Moved by klunking projectors and youthful laughter, organisers from the Association of Congolese Producers and Directors teamed up with Canal+ Congo to design a day that balanced celebration and craftsmanship. Their message was simple yet urgent: Congolese cinema deserves tools, training and pride equal to its boundless imagination.
Workshops unlocking creative skills
Inside the Memorial Pierre-Savorgnan-de-Brazza, improvised studios filled with aspiring actors rehearsing lines under gentle guidance. Veteran performers broke down breathing techniques, eye focus and timing, bridging textbooks and street theatre so that beginners could grasp how emotion travels from diaphragm to lens without losing its Congolese cadence.
Next door, makeup artists revealed how a dab of kaolin or a stroke of charcoal can age a character, hint at social background or evoke the rainforest’s palette. Participants learned safety standards, product sourcing and the subtle art of matching traditional motifs with high-definition digital demands.

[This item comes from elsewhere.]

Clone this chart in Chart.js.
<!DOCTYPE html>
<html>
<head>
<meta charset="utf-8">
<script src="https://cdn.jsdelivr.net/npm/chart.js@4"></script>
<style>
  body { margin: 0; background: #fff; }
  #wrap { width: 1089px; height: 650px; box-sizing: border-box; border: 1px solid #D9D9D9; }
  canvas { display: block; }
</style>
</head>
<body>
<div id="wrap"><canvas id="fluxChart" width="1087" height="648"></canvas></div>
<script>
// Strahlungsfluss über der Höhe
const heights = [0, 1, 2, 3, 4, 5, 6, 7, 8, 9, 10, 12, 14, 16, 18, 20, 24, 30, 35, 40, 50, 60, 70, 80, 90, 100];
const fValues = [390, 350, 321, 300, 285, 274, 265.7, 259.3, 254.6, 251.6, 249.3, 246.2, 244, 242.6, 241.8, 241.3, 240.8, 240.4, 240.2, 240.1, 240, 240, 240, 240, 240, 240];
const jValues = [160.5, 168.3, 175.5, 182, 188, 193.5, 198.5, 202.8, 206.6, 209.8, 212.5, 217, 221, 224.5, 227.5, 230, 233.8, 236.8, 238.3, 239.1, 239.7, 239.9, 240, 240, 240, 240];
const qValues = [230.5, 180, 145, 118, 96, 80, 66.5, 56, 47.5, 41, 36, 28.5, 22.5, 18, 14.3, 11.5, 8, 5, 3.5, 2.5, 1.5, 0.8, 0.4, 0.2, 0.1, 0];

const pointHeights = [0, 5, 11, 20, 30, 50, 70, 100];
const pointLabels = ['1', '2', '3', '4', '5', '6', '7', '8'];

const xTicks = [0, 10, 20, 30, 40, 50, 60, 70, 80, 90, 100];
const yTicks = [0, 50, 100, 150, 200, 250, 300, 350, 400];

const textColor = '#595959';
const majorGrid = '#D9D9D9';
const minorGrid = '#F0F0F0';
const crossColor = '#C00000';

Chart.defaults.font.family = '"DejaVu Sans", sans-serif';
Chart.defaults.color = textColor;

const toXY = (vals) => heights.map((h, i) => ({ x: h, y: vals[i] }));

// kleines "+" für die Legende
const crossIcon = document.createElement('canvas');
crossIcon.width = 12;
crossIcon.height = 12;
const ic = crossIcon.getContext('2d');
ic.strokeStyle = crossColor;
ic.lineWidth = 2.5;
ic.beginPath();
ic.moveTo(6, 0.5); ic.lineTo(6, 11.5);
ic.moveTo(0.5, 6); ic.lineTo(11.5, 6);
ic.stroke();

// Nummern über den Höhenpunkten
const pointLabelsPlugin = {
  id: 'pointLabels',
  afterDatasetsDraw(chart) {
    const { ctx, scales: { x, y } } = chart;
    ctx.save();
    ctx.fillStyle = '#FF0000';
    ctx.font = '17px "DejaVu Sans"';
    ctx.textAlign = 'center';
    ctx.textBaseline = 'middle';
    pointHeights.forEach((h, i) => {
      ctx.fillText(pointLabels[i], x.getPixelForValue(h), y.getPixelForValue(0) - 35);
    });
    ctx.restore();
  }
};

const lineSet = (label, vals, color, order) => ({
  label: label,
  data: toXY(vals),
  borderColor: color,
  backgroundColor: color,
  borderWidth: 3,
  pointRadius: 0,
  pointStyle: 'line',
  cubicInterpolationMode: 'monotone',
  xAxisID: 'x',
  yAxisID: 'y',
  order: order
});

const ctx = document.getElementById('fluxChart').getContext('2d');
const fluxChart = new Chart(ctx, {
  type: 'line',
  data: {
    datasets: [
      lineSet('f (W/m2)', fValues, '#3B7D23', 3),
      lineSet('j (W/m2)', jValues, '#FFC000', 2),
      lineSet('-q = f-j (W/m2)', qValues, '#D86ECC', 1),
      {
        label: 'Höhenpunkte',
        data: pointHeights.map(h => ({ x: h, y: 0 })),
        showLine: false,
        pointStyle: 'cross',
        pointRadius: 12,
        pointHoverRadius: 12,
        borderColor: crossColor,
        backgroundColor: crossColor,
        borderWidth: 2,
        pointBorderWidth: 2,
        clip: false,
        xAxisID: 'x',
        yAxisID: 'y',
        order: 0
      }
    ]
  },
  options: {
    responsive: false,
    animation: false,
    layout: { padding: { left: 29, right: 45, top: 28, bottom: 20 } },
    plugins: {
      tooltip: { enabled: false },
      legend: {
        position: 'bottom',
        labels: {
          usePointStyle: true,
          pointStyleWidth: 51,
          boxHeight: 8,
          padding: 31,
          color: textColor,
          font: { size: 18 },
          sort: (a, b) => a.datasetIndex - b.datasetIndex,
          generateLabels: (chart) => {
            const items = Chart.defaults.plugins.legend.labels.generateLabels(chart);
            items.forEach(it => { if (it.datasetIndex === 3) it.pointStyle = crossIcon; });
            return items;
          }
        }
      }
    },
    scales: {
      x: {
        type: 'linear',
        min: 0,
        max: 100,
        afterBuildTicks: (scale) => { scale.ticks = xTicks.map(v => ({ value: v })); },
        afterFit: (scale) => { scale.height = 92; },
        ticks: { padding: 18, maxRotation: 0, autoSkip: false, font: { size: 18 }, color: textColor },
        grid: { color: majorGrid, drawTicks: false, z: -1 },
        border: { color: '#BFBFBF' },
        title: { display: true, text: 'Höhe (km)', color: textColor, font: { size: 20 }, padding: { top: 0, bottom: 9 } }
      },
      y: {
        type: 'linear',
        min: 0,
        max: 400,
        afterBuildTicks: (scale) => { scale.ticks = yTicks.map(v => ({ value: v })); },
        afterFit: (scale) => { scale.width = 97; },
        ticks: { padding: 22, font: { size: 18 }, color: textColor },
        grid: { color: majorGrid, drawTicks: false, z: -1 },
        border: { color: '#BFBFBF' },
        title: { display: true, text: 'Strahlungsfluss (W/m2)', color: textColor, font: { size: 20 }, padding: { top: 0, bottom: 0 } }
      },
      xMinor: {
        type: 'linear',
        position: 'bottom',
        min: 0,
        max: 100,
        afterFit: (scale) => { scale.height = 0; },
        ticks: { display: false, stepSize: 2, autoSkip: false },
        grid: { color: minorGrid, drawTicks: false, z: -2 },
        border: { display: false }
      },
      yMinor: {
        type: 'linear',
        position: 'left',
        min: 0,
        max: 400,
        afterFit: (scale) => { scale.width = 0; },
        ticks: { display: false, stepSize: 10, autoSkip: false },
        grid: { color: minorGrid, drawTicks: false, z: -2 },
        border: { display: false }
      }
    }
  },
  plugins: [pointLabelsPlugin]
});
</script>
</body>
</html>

The scriptwriting corner stayed crowded from dawn to dusk. Seasoned storytellers dissected structure, turning points and dialogue rhythm, urging newcomers to ground plots in daily Congolese life. ‘A bus ride on Avenue Matsoua can carry more suspense than a distant metropolis,’ one mentor joked, sparking nods of recognition.
Screenings connect past and present
As night approached, the temporary classrooms transformed into an open-air cinema. Clips from pioneering works, once screened on battered 16-millimeter reels, shared the stage with fresh short films shot on smartphones. The juxtaposition illustrated how technology evolves yet the heartbeat of Congolese storytelling remains steady.

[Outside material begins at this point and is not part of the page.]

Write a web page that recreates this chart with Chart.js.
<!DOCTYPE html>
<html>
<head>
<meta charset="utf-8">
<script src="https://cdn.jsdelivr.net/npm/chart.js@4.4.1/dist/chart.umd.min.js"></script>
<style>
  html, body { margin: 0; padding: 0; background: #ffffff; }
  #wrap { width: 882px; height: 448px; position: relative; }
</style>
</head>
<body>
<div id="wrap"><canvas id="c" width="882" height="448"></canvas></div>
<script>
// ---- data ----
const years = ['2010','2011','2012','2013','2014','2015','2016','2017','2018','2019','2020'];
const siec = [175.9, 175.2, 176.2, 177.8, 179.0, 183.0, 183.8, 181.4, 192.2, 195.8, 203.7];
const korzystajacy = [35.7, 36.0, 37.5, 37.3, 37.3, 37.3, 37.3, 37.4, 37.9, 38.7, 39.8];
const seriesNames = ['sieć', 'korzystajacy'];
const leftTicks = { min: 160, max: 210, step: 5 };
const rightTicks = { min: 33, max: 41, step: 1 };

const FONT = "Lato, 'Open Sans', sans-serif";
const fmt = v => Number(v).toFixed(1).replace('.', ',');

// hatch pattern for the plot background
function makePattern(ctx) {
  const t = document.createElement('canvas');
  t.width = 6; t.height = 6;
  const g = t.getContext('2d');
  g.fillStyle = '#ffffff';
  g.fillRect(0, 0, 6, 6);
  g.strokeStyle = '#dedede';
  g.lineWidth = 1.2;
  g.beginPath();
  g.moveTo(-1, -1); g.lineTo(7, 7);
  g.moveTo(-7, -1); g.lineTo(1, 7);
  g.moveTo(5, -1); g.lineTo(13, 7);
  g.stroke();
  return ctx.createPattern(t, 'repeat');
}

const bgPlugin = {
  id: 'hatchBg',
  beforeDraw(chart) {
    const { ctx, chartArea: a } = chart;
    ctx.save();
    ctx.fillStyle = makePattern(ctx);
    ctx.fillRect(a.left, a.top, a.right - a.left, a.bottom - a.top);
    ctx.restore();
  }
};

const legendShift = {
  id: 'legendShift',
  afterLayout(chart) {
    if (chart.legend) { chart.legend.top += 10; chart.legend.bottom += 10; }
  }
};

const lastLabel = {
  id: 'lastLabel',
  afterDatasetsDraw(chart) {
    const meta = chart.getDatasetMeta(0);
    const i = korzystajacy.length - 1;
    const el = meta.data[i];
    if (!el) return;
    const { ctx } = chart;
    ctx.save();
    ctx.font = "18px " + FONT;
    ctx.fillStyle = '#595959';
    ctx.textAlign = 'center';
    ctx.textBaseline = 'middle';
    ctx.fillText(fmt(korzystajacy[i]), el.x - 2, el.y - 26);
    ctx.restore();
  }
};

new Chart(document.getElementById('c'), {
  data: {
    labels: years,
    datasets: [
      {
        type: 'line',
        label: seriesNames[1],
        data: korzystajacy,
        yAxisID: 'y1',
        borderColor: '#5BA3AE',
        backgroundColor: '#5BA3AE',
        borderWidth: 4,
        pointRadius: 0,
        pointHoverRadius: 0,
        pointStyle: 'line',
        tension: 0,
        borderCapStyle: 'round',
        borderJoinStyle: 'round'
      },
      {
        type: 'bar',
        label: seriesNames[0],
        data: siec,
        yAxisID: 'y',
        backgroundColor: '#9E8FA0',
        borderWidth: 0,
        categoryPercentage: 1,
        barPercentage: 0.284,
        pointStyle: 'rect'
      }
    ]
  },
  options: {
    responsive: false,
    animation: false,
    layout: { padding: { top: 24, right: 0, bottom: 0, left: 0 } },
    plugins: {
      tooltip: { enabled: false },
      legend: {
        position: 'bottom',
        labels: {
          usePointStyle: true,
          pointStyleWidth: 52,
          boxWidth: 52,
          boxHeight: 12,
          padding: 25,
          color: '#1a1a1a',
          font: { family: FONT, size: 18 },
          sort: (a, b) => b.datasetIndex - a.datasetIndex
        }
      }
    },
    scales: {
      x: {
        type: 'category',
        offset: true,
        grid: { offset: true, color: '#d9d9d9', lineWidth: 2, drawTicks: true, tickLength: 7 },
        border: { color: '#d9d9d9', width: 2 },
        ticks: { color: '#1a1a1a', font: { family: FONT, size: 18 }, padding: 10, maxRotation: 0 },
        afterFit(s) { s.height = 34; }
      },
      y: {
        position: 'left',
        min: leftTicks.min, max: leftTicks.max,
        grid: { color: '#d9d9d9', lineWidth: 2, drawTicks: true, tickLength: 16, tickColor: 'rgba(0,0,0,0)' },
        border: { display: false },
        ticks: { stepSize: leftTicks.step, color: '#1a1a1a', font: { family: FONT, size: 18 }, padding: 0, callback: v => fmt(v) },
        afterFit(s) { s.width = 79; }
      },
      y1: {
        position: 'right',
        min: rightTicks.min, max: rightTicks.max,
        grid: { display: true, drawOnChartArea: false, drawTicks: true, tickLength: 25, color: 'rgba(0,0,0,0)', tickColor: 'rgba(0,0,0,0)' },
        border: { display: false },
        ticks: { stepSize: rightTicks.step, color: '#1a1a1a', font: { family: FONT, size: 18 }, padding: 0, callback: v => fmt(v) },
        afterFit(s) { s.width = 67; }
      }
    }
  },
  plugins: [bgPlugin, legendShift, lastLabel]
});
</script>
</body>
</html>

Between projections, producers exchanged contacts while students quizzed cinematographers about lighting in humid conditions. Old guard directors recalled premiering under stricter budgets, offering context that framed present challenges as part of a decades-long continuum rather than isolated hurdles. Laughter and advice mingled under Brazzaville’s warm neon glow.

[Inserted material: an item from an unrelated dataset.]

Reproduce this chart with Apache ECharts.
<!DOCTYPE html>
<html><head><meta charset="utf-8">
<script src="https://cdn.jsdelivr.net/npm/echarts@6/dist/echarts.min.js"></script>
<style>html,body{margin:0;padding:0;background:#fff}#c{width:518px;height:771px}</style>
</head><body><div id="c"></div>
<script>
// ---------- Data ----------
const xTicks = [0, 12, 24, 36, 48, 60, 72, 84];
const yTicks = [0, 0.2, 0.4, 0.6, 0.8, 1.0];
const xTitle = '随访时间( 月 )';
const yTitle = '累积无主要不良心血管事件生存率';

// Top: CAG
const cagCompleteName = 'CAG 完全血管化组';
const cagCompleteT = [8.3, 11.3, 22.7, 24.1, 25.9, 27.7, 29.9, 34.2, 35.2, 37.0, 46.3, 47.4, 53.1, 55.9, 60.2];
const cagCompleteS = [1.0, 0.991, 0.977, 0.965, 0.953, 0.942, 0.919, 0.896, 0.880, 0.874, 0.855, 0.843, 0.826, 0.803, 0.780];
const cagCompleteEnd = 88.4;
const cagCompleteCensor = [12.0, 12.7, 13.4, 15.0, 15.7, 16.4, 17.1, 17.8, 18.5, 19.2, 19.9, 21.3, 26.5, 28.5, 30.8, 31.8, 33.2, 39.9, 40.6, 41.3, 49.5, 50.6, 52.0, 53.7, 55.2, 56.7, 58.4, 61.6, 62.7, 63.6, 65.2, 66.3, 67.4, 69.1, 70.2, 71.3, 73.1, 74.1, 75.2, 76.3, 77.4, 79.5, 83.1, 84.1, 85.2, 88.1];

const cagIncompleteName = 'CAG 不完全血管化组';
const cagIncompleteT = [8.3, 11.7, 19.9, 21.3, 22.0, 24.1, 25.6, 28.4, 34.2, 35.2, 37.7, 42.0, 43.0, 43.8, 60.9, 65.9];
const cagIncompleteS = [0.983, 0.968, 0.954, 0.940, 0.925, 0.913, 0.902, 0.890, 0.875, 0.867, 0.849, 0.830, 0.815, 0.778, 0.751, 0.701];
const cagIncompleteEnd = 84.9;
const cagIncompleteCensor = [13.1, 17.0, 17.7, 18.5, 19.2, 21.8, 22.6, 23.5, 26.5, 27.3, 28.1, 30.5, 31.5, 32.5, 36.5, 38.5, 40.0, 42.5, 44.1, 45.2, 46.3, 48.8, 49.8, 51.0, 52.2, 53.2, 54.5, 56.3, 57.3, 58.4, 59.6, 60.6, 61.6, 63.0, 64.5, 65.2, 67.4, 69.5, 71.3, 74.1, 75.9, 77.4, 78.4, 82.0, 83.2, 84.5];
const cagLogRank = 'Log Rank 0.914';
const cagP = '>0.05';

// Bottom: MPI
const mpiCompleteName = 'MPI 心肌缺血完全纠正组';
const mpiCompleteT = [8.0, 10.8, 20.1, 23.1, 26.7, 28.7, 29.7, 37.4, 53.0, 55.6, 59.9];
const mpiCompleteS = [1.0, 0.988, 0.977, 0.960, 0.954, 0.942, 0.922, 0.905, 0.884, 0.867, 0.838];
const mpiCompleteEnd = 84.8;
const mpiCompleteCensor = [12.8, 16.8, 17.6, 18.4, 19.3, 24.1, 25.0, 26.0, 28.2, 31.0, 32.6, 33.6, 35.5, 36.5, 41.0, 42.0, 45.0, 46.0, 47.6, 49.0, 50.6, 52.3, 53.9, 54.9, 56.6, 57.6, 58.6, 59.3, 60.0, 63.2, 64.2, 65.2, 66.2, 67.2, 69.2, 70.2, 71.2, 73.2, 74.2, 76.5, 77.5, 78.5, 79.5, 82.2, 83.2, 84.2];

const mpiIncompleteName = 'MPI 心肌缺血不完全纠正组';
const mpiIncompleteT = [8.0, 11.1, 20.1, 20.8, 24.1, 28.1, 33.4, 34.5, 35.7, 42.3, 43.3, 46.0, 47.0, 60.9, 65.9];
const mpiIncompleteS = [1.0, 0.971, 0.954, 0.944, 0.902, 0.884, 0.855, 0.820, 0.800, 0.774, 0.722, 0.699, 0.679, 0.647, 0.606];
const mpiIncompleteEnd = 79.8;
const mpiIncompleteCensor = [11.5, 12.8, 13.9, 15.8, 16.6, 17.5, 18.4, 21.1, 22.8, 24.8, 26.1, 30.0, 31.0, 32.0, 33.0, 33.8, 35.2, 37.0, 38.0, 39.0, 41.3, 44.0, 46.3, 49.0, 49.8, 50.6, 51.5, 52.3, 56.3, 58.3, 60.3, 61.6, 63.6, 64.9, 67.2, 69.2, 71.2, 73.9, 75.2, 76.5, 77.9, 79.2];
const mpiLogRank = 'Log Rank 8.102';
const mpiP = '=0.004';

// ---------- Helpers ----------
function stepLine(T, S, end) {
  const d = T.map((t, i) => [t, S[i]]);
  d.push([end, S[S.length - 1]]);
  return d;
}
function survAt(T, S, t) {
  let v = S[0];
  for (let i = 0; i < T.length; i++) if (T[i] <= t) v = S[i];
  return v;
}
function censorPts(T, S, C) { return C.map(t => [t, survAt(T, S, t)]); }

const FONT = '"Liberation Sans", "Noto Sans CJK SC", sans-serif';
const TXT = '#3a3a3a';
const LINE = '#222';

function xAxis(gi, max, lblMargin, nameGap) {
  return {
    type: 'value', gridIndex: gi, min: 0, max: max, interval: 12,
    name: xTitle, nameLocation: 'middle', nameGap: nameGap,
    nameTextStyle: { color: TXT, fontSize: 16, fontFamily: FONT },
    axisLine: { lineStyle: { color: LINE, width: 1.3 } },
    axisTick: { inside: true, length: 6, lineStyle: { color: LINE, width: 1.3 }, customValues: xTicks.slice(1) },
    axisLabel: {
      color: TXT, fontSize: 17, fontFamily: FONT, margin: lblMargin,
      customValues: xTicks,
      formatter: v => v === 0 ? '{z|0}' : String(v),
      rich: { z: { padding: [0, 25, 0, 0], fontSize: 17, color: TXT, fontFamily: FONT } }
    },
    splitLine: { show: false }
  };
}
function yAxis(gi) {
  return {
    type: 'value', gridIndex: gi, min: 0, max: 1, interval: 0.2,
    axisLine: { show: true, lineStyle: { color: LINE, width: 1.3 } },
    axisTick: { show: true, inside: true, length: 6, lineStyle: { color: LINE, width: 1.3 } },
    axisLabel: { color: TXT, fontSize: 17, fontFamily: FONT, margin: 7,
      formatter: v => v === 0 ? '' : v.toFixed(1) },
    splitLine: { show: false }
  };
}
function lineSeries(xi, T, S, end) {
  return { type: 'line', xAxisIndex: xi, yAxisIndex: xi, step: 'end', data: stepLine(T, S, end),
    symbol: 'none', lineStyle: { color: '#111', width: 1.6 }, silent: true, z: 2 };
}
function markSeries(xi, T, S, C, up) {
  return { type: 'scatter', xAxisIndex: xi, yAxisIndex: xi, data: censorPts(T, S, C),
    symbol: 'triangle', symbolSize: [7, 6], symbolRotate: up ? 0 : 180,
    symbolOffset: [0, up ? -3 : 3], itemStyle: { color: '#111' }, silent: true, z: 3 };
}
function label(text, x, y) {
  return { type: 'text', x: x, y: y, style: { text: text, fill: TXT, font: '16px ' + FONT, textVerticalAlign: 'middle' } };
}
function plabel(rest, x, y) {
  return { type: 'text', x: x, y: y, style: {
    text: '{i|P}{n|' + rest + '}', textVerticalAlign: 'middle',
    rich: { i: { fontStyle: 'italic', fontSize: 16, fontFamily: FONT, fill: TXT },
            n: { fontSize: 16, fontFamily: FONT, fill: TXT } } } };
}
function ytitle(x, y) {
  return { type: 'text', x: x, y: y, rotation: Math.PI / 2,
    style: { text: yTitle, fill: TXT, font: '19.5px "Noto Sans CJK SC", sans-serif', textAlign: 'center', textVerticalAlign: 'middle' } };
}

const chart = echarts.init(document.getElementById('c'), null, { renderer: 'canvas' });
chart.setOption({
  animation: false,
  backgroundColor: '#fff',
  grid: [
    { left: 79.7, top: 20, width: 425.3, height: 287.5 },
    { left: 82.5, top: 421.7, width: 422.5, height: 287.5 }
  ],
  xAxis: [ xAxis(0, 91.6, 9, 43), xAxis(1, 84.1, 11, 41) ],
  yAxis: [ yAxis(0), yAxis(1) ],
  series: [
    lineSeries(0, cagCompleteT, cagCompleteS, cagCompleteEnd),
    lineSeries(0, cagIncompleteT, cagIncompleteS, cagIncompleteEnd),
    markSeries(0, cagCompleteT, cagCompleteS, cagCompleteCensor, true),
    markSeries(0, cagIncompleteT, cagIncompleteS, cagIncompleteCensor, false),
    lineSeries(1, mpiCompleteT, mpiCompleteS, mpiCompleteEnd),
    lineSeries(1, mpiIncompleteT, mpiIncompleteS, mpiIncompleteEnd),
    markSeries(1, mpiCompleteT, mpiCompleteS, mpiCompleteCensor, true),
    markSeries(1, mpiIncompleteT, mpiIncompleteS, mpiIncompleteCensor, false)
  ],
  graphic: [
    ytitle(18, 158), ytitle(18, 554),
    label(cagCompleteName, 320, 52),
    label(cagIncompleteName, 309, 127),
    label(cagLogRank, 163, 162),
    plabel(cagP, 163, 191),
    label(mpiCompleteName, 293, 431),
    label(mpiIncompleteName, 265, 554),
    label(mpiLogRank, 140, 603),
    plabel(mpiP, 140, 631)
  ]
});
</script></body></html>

Canal+ Congo closed the screening block with a surprise teaser showcasing upcoming locally produced series. Cheers erupted when familiar neighbourhoods flashed across the screen, proof that audiences crave reflections of their own streets. Executives hinted that partnerships born during Jonacico could fast-track more such productions in 2025.
Belinda Ayessa champions local talent
The day’s official patron, Memorial director Belinda Ayessa, stepped onto the stage at sunset. Dressed in a sash of vibrant sapéurs green, she saluted crews who often work unseen. ‘We must believe in our creative power and give our cinema the means to shine,’ she declared to applause.
Ayessa’s endorsement carried weight beyond ceremonial value. The Memorial’s halls, steeped in national memory, offered symbolic shelter to an industry still structuring itself. Observers saw her presence as a bridge between cultural heritage and contemporary expression, reinforcing that cinema contributes to collective identity as much as statues or archives.
Speaking on behalf of the organisers, producer Jean-Patrick Makosso underlined that Jonacico should become ‘a yearly mirror reflecting our progress’. He argued that consistent rendez-vous would help map training needs, attract investors and, crucially, show young people that cinema is a viable career at home, not only abroad.
Toward an annual rendez-vous
Throughout the day, slogans painted on banners called for structure: guild charters, equipment pools, transparent distribution channels. While Jonacico cannot solve every logistical knot in one edition, it sparked conversations on practical roadmaps, from legal frameworks to broadband upgrades, underscoring that celebration and strategy must walk side by side.
Younger participants voiced hopes that next year’s workshops tackle sound design and animation, two fields still nascent locally. Their wish list echoed through social media feeds overnight, suggesting that Jonacico’s momentum already leaps beyond venue walls, collecting ideas in real time from across Brazzaville and Pointe-Noire.
Veterans, for their part, asked that future editions include panels on copyright and regional co-production treaties, areas they say can unlock financing. Several privately noted that the presence of Canal+ could attract neighbouring markets, positioning Congo as both content creator and strategic hub within Central Africa’s screen economy.
As applause faded, technicians dismantled lights, yet conversations lingered. Many agreed that 30 August 2025 already has a circle on their calendars. Whether they arrive as actors, gaffers, bloggers or simply fans, they plan to return armed with new scripts, sharper skills and, above all, renewed confidence.
Jonacico’s first edition may be over, but the reels keep spinning in minds across the Republic of Congo. If organisers stay the course and partners maintain support, this single day could blossom into a cornerstone institution, ensuring that Congolese voices flicker brightly on screens near and far.